##### Dataset records

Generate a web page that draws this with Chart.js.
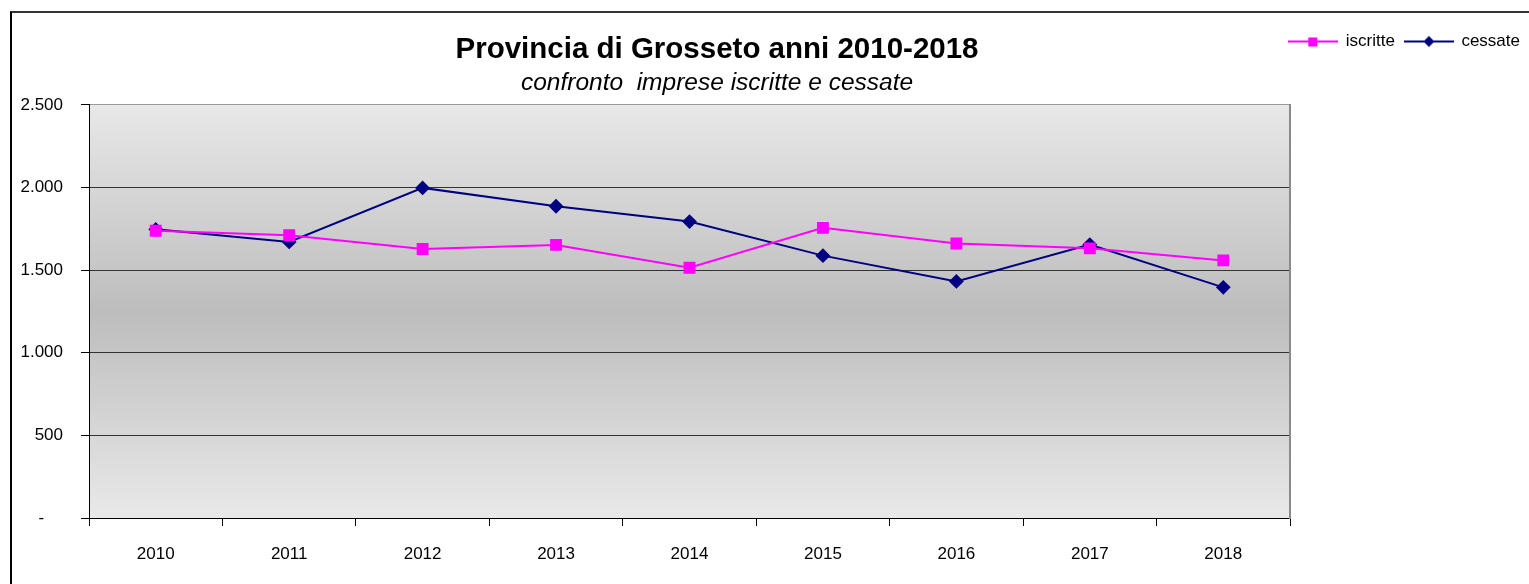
<!DOCTYPE html>
<html><head><meta charset="utf-8">
<script src="https://cdn.jsdelivr.net/npm/chart.js@4.4.1/dist/chart.umd.min.js"></script>
<style>
html,body{margin:0;padding:0;background:#fff;}
#wrap{position:relative;width:1529px;height:584px;overflow:hidden;}
#frame{position:absolute;left:10px;top:11px;width:1540px;height:600px;border-left:2px solid #000;border-top:2px solid #333;}
canvas{position:absolute;left:0;top:0;}
</style></head><body>
<div id="wrap"><div id="frame"></div><canvas id="c" width="1529" height="584"></canvas></div>
<script>
const categories = ['2010','2011','2012','2013','2014','2015','2016','2017','2018'];
const iscritte = [1739,1711,1628,1653,1515,1756,1661,1632,1559];
const cessate  = [1747,1671,1998,1887,1794,1588,1432,1655,1396];
const yTickLabels = ['-','500','1.000','1.500','2.000','2.500'];
const seriesNames = ['iscritte','cessate'];
const titleText = 'Provincia di Grosseto anni 2010-2018';
const subtitleText = 'confronto  imprese iscritte e cessate';

const SANS = '"Liberation Sans", Arial, sans-serif';

function legendIcon(color, shape){
  const c = document.createElement('canvas');
  c.width = 50; c.height = 14;
  const x = c.getContext('2d');
  x.strokeStyle = color; x.lineWidth = 2;
  x.beginPath(); x.moveTo(0,7); x.lineTo(50,7); x.stroke();
  x.fillStyle = color;
  if (shape === 'rect') { x.fillRect(20,3,9,9); }
  else { x.beginPath(); x.moveTo(25,1.5); x.lineTo(30.5,7); x.lineTo(25,12.5); x.lineTo(19.5,7); x.closePath(); x.fill(); }
  return c;
}
const icons = [legendIcon('#ff00ff','rect'), legendIcon('#000080','diamond')];

const plotBg = {
  id:'plotBg',
  beforeDraw(chart){
    const {ctx, chartArea:a} = chart;
    const g = ctx.createLinearGradient(0,a.top,0,a.bottom);
    g.addColorStop(0,'#e8e8e8'); g.addColorStop(0.5,'#bdbdbd'); g.addColorStop(1,'#e9e9e9');
    ctx.save(); ctx.fillStyle = g; ctx.fillRect(a.left,a.top,a.right-a.left,a.bottom-a.top); ctx.restore();
  }
};
const legendMover = {
  id:'legendMover',
  afterLayout(chart){
    const lg = chart.legend; if (!lg) return;
    const w = lg.width, h = lg.height;
    lg.right = 1530; lg.left = lg.right - w;
    lg.top = 23; lg.bottom = lg.top + h;
  }
};

new Chart(document.getElementById('c'), {
  type:'line',
  data:{
    labels: categories,
    datasets:[
      {label: seriesNames[0], data: iscritte, borderColor:'#ff00ff', backgroundColor:'#ff00ff', borderWidth:2,
       pointStyle:'rect', pointRadius:7, pointHoverRadius:7, tension:0, fill:false},
      {label: seriesNames[1], data: cessate, borderColor:'#000080', backgroundColor:'#000080', borderWidth:2,
       pointStyle:'rectRot', pointRadius:6, pointHoverRadius:6, tension:0, fill:false}
    ]
  },
  options:{
    responsive:false, animation:false, devicePixelRatio:1,
    layout:{padding:{left:11,right:106,top:0,bottom:0}},
    plugins:{
      title:{display:true, text:titleText, color:'#000', font:{family:SANS, size:29.5, weight:'bold', lineHeight:1.0}, padding:{top:5,bottom:0}},
      subtitle:{display:true, text:subtitleText, color:'#000', font:{family:SANS, size:24.5, style:'italic', lineHeight:1.1}, padding:{top:5,bottom:8.5}},
      legend:{display:true, position:'top', align:'end', weight:3000, maxHeight:30,
        labels:{usePointStyle:true, pointStyleWidth:48, color:'#000', font:{family:SANS, size:17}, padding:10,
          generateLabels(chart){
            return Chart.defaults.plugins.legend.labels.generateLabels(chart).map((l,i)=>Object.assign(l,{pointStyle:icons[i], lineWidth:0}));
          }}},
      tooltip:{enabled:false}
    },
    scales:{
      x:{type:'category', offset:true,
        grid:{offset:true, drawOnChartArea:false, drawTicks:true, tickLength:8, color:'#000', tickColor:'#000'},
        border:{display:true, color:'#000', width:1},
        ticks:{color:'#000', font:{family:SANS, size:17}, padding:18, maxRotation:0, autoSkip:false},
        afterFit(s){ s.height = 66; }
      },
      y:{min:0, max:2500,
        ticks:{stepSize:500, color:'#000', font:{family:SANS, size:17}, padding:18,
          callback:(v,i)=> i===0 ? yTickLabels[0]+'    ' : yTickLabels[i]},
        grid:{color:(ctx)=> ctx.index===5 ? '#9a9a9a' : '#333', lineWidth:1, tickLength:8, tickColor:'#000'},
        border:{display:true, color:'#000', width:1},
        afterFit(s){ s.width = 78; }
      },
      y2:{position:'right', display:true, grid:{display:false}, ticks:{display:false},
        border:{display:true, color:'#8a8a8a', width:2},
        afterFit(s){ s.width = 133; }
      }
    }
  },
  plugins:[plotBg, legendMover]
});
</script>
</body></html>
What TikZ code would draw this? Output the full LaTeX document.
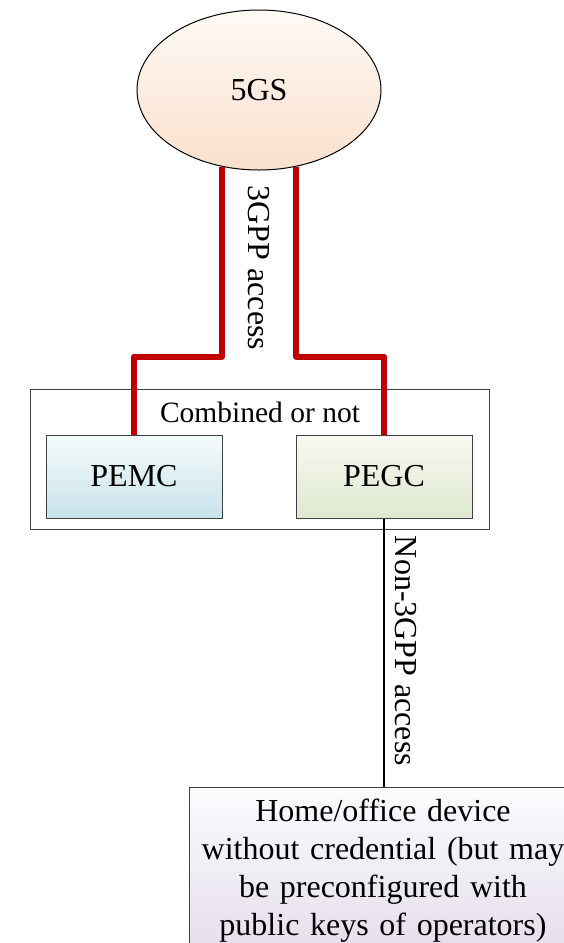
\documentclass[tikz,border=0pt]{standalone}
\usepackage{fontspec}
\setmainfont{Liberation Serif}
\usetikzlibrary{shapes.geometric,calc}
\definecolor{redline}{HTML}{C00000}
\definecolor{boxline}{HTML}{404040}
\tikzset{
  bigtext/.style={font=\fontsize{32}{38.3}\selectfont},
  ebox/.style={rectangle, draw=boxline, line width=1pt, minimum width=176, minimum height=83, bigtext},
  redpath/.style={draw=redline, line width=6pt, line join=round},
  blackpath/.style={draw=black, line width=2pt},
  rlabel/.style={bigtext, rotate=-90, inner sep=0pt}
}
\begin{document}
\begin{tikzpicture}[x=1pt,y=-1pt]
\useasboundingbox (0,0) rectangle (564,943);
% 5GS ellipse
\node[ellipse, draw=black, line width=1pt, minimum width=244, minimum height=160,
      top color={rgb,255:red,254;green,250;blue,246}, bottom color={rgb,255:red,250;green,224;blue,204}, bigtext] (g5) at (259,90) {5GS};
% group box
\node[rectangle, draw=boxline, line width=1pt, minimum width=459, minimum height=140] (grp) at (259.5,459) {};
\node[font=\fontsize{29.5}{34}\selectfont, inner sep=0pt] (cmb) at (260,412) {Combined or not};
% PEMC / PEGC
\node[ebox, top color={rgb,255:red,245;green,250;blue,252}, bottom color={rgb,255:red,200;green,227;blue,234}] (pemc) at (134,476.5) {PEMC};
\node[ebox, top color={rgb,255:red,248;green,249;blue,243}, bottom color={rgb,255:red,222;green,232;blue,206}] (pegc) at (384,476.5) {PEGC};
% device box
\node[rectangle, draw=boxline, line width=1pt, anchor=north, minimum width=386, text width=380, align=center,
      inner ysep=11pt, bigtext, top color={rgb,255:red,252;green,251;blue,253}, bottom color={rgb,255:red,228;green,222;blue,236}] (dev) at (383,787)
  {Home/office device\\ without credential (but may\\ be preconfigured with\\ public keys of operators)};
% connectors
\draw[redpath] (g5.-116) |- ($(pemc.north)+(0,-78)$) -- (pemc.north);
\draw[redpath] (g5.-64) |- ($(pegc.north)+(0,-78)$) -- (pegc.north);
\draw[blackpath] (pegc.south) -- (pegc.south |- dev.north);
% labels
\node[rlabel] (l3gpp) at (259,268) {3GPP access};
\node[rlabel] (ln3gpp) at (406,651) {Non-3GPP access};
\end{tikzpicture}
\end{document}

##########

▶ [Task requirements]: Take the listing and print it again exactly, but without any pictures.

▶ [Response for this exercise]:
Generate a web page that draws this with Chart.js.
<!DOCTYPE html>
<html><head><meta charset="utf-8">
<script src="https://cdn.jsdelivr.net/npm/chart.js@4.4.1/dist/chart.umd.min.js"></script>
<style>
html,body{margin:0;padding:0;background:#fff;}
#wrap{position:relative;width:1529px;height:584px;overflow:hidden;}
#frame{position:absolute;left:10px;top:11px;width:1540px;height:600px;border-left:2px solid #000;border-top:2px solid #333;}
canvas{position:absolute;left:0;top:0;}
</style></head><body>
<div id="wrap"><div id="frame"></div><canvas id="c" width="1529" height="584"></canvas></div>
<script>
const categories = ['2010','2011','2012','2013','2014','2015','2016','2017','2018'];
const iscritte = [1739,1711,1628,1653,1515,1756,1661,1632,1559];
const cessate  = [1747,1671,1998,1887,1794,1588,1432,1655,1396];
const yTickLabels = ['-','500','1.000','1.500','2.000','2.500'];
const seriesNames = ['iscritte','cessate'];
const titleText = 'Provincia di Grosseto anni 2010-2018';
const subtitleText = 'confronto  imprese iscritte e cessate';

const SANS = '"Liberation Sans", Arial, sans-serif';

function legendIcon(color, shape){
  const c = document.createElement('canvas');
  c.width = 50; c.height = 14;
  const x = c.getContext('2d');
  x.strokeStyle = color; x.lineWidth = 2;
  x.beginPath(); x.moveTo(0,7); x.lineTo(50,7); x.stroke();
  x.fillStyle = color;
  if (shape === 'rect') { x.fillRect(20,3,9,9); }
  else { x.beginPath(); x.moveTo(25,1.5); x.lineTo(30.5,7); x.lineTo(25,12.5); x.lineTo(19.5,7); x.closePath(); x.fill(); }
  return c;
}
const icons = [legendIcon('#ff00ff','rect'), legendIcon('#000080','diamond')];

const plotBg = {
  id:'plotBg',
  beforeDraw(chart){
    const {ctx, chartArea:a} = chart;
    const g = ctx.createLinearGradient(0,a.top,0,a.bottom);
    g.addColorStop(0,'#e8e8e8'); g.addColorStop(0.5,'#bdbdbd'); g.addColorStop(1,'#e9e9e9');
    ctx.save(); ctx.fillStyle = g; ctx.fillRect(a.left,a.top,a.right-a.left,a.bottom-a.top); ctx.restore();
  }
};
const legendMover = {
  id:'legendMover',
  afterLayout(chart){
    const lg = chart.legend; if (!lg) return;
    const w = lg.width, h = lg.height;
    lg.right = 1530; lg.left = lg.right - w;
    lg.top = 23; lg.bottom = lg.top + h;
  }
};

new Chart(document.getElementById('c'), {
  type:'line',
  data:{
    labels: categories,
    datasets:[
      {label: seriesNames[0], data: iscritte, borderColor:'#ff00ff', backgroundColor:'#ff00ff', borderWidth:2,
       pointStyle:'rect', pointRadius:7, pointHoverRadius:7, tension:0, fill:false},
      {label: seriesNames[1], data: cessate, borderColor:'#000080', backgroundColor:'#000080', borderWidth:2,
       pointStyle:'rectRot', pointRadius:6, pointHoverRadius:6, tension:0, fill:false}
    ]
  },
  options:{
    responsive:false, animation:false, devicePixelRatio:1,
    layout:{padding:{left:11,right:106,top:0,bottom:0}},
    plugins:{
      title:{display:true, text:titleText, color:'#000', font:{family:SANS, size:29.5, weight:'bold', lineHeight:1.0}, padding:{top:5,bottom:0}},
      subtitle:{display:true, text:subtitleText, color:'#000', font:{family:SANS, size:24.5, style:'italic', lineHeight:1.1}, padding:{top:5,bottom:8.5}},
      legend:{display:true, position:'top', align:'end', weight:3000, maxHeight:30,
        labels:{usePointStyle:true, pointStyleWidth:48, color:'#000', font:{family:SANS, size:17}, padding:10,
          generateLabels(chart){
            return Chart.defaults.plugins.legend.labels.generateLabels(chart).map((l,i)=>Object.assign(l,{pointStyle:icons[i], lineWidth:0}));
          }}},
      tooltip:{enabled:false}
    },
    scales:{
      x:{type:'category', offset:true,
        grid:{offset:true, drawOnChartArea:false, drawTicks:true, tickLength:8, color:'#000', tickColor:'#000'},
        border:{display:true, color:'#000', width:1},
        ticks:{color:'#000', font:{family:SANS, size:17}, padding:18, maxRotation:0, autoSkip:false},
        afterFit(s){ s.height = 66; }
      },
      y:{min:0, max:2500,
        ticks:{stepSize:500, color:'#000', font:{family:SANS, size:17}, padding:18,
          callback:(v,i)=> i===0 ? yTickLabels[0]+'    ' : yTickLabels[i]},
        grid:{color:(ctx)=> ctx.index===5 ? '#9a9a9a' : '#333', lineWidth:1, tickLength:8, tickColor:'#000'},
        border:{display:true, color:'#000', width:1},
        afterFit(s){ s.width = 78; }
      },
      y2:{position:'right', display:true, grid:{display:false}, ticks:{display:false},
        border:{display:true, color:'#8a8a8a', width:2},
        afterFit(s){ s.width = 133; }
      }
    }
  },
  plugins:[plotBg, legendMover]
});
</script>
</body></html>
What TikZ code would draw this? Output the full LaTeX document.
\documentclass[tikz,border=0pt]{standalone}
\usepackage{fontspec}
\setmainfont{Liberation Serif}
\usetikzlibrary{shapes.geometric,calc}
\definecolor{redline}{HTML}{C00000}
\definecolor{boxline}{HTML}{404040}
\tikzset{
  bigtext/.style={font=\fontsize{32}{38.3}\selectfont},
  ebox/.style={rectangle, draw=boxline, line width=1pt, minimum width=176, minimum height=83, bigtext},
  redpath/.style={draw=redline, line width=6pt, line join=round},
  blackpath/.style={draw=black, line width=2pt},
  rlabel/.style={bigtext, rotate=-90, inner sep=0pt}
}
\begin{document}
\begin{tikzpicture}[x=1pt,y=-1pt]
\useasboundingbox (0,0) rectangle (564,943);
% 5GS ellipse
\node[ellipse, draw=black, line width=1pt, minimum width=244, minimum height=160,
      top color={rgb,255:red,254;green,250;blue,246}, bottom color={rgb,255:red,250;green,224;blue,204}, bigtext] (g5) at (259,90) {5GS};
% group box
\node[rectangle, draw=boxline, line width=1pt, minimum width=459, minimum height=140] (grp) at (259.5,459) {};
\node[font=\fontsize{29.5}{34}\selectfont, inner sep=0pt] (cmb) at (260,412) {Combined or not};
% PEMC / PEGC
\node[ebox, top color={rgb,255:red,245;green,250;blue,252}, bottom color={rgb,255:red,200;green,227;blue,234}] (pemc) at (134,476.5) {PEMC};
\node[ebox, top color={rgb,255:red,248;green,249;blue,243}, bottom color={rgb,255:red,222;green,232;blue,206}] (pegc) at (384,476.5) {PEGC};
% device box
\node[rectangle, draw=boxline, line width=1pt, anchor=north, minimum width=386, text width=380, align=center,
      inner ysep=11pt, bigtext, top color={rgb,255:red,252;green,251;blue,253}, bottom color={rgb,255:red,228;green,222;blue,236}] (dev) at (383,787)
  {Home/office device\\ without credential (but may\\ be preconfigured with\\ public keys of operators)};
% connectors
\draw[redpath] (g5.-116) |- ($(pemc.north)+(0,-78)$) -- (pemc.north);
\draw[redpath] (g5.-64) |- ($(pegc.north)+(0,-78)$) -- (pegc.north);
\draw[blackpath] (pegc.south) -- (pegc.south |- dev.north);
% labels
\node[rlabel] (l3gpp) at (259,268) {3GPP access};
\node[rlabel] (ln3gpp) at (406,651) {Non-3GPP access};
\end{tikzpicture}
\end{document}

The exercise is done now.